Sunday, March 21, 2010

Once Upon a Time ...

Now it came about in the days when the judges governed, that there was a famine in the land And a certain man of Bethlehem in Judah went to sojourn in the land of Moab with his wife and his two sons. The name of the man was Elimelech, and the name of his wife, Naomi; and the names of his two sons were Mahlon and Chilion, Ephrathites of Bethlehem in Judah. Now they entered the land of Moab and remained there. Then Elimelech, Naomi's husband, died; and she was left with her two sons. They took for themselves Moabite women as wives; the name of the one was Orpah and the name of the other Ruth. And they lived there about ten years. (Ruth 1:1-4, NASB)

Now it took place in the days of Ahasuerus, the Ahasuerus who reigned from India to Ethiopia over 127 provinces, in those days as King Ahasuerus sat on his royal throne which was at the citadel in Susa, in the third year of his reign he gave a banquet for all his princes and attendants, the army officers of Persia and Media, the nobles and the princes of his provinces being in his presence. And he displayed the riches of his royal glory and the splendor of his great majesty for many days, 180 days. (Esther 1:1-4, NASB)

There was a man in the land of Uz whose name was Job; and that man was blameless, upright, fearing God and turning away from evil. Seven sons and three daughters were born to him. His possessions also were 7,000 sheep, 3,000 camels, 500 yoke of oxen, 500 female donkeys, and very many servants; and that man was (H)the greatest of all the men of the east. (Job 1:1-3, NASB)

The word of the LORD came to Jonah the son of Amittai saying, "Arise, go to Nineveh the great city and cry against it, for their wickedness has come up before Me." But Jonah rose up to flee to Tarshish from the presence of the LORD So he went down to Joppa, found a ship which was going to Tarshish, paid the fare and went down into it to go with them to Tarshish from the presence of the LORD. (Jonah 1:1-3, NASB)


We all love our stories. I believe part of this lies in the fact that our Creator loves His stories as well. In fact, His Word to us is, when examined from beginning to end, one continuous story. It is comprised of many smaller stories, to be sure, along with accounts of history, prophecy, and doctrine. Many of the books in the Bible seem very succinct in their mission and focus. Others cover a broad range of subjects. But the one thing they have in common is their part in the Story God is providing for us. Among these books, four stand out to me as some of the most wonderful examples of "story" ... and each one starts (almost) with a classic "once upon a time ..." setting. And, for me, each one echoes a theme reflecting the character of God in a special way.

The book of Ruth, as we have it organized in our Bibles, comes as a breath of fresh air when you consider it along with the book of Judges.
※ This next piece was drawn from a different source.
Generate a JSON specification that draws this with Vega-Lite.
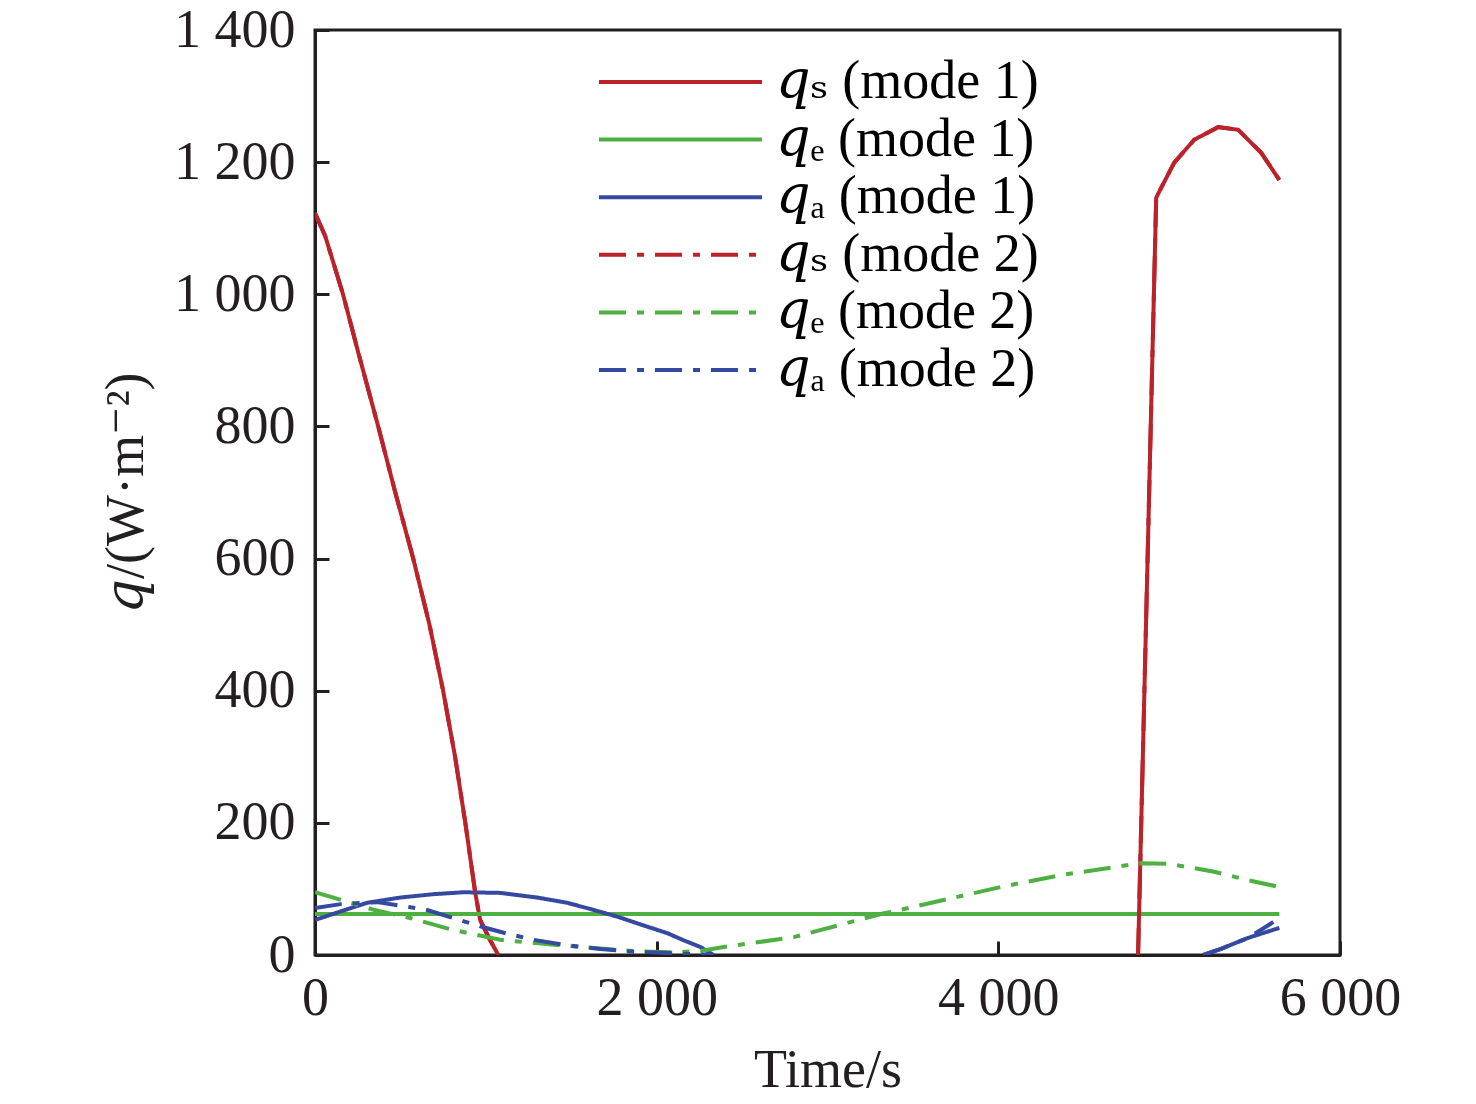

It falls somewhere in that timeframe, based on the opening lines, but instead of a tale of constant cycle of disobedience, crying out, and rescue, it tells the story of a man, his wife, their sons, and two women whom they marry in a foreign land. In the end, the story of Ruth shouts out the redemptive compassion of our God for those who are faithful to Him. And almost as an "extra reward", we find Ruth - a former outsider from Moab - named in the ancestry of King David ... and ultimately King Jesus!

Esther, while clearly displaying God's faithfulness and preservation of His people, does so without even once mentioning His name. If you are looking for a story filled with mystery, intrigue, scheming, and political coup then Esther has it all. And this young, Jewish girl is willing to risk her very life to be part of God's plan. The story reaches its climax at the second dinner party and then turns on its heels as Haman finds his own end on the very gallows he built to eradicate the hated Jews.

Job is a mystery and a puzzle to many. There would even be some who question why the story is told to us. We know where it takes place, but we don't get much perspective on when or why or anything else leading up to the opening of the tale. To me, the story itself is almost as inexplicable as the God who is magnified in it. When I read or hear Job, I come away with a renewed sense of awe - God really doesn't owe me an explanation about anything. He is working on a level so far above what I can comprehend, I can only fall down with Job and worship Him, trusting that He is good beyond good even when I cannot understand what He is doing.

And then there is Jonah. Alone among all the prophetic writings, this story is less about the prophecy than it is about the story of a man who is bent on having it all his own way. He wangles and weasels through the story, reluctantly bearing the message of a gracious God who is so ready to grant a second (and third and fourth) chance to people ... just because He loves us that much. Sadly, as that story ends, we have no indication whether or not Jonah took that lesson to heart.

My travels on this Crooked Path are great opportunities to not only read and hear God's stories, but to understand my own part in His Master Story. Every day ... every step provides the opportunity to know His heart better and to follow after Him with renewed purpose.


  1. Do you hear His Story in what you read and see around you?
  2. What is God trying to say to you, right now, where you are? Are you willing to listen and know your part in what He is doing?
  3. Do you stand ready to learn from His Word, and to see how all of it, working together, calls out from the heart of our Father?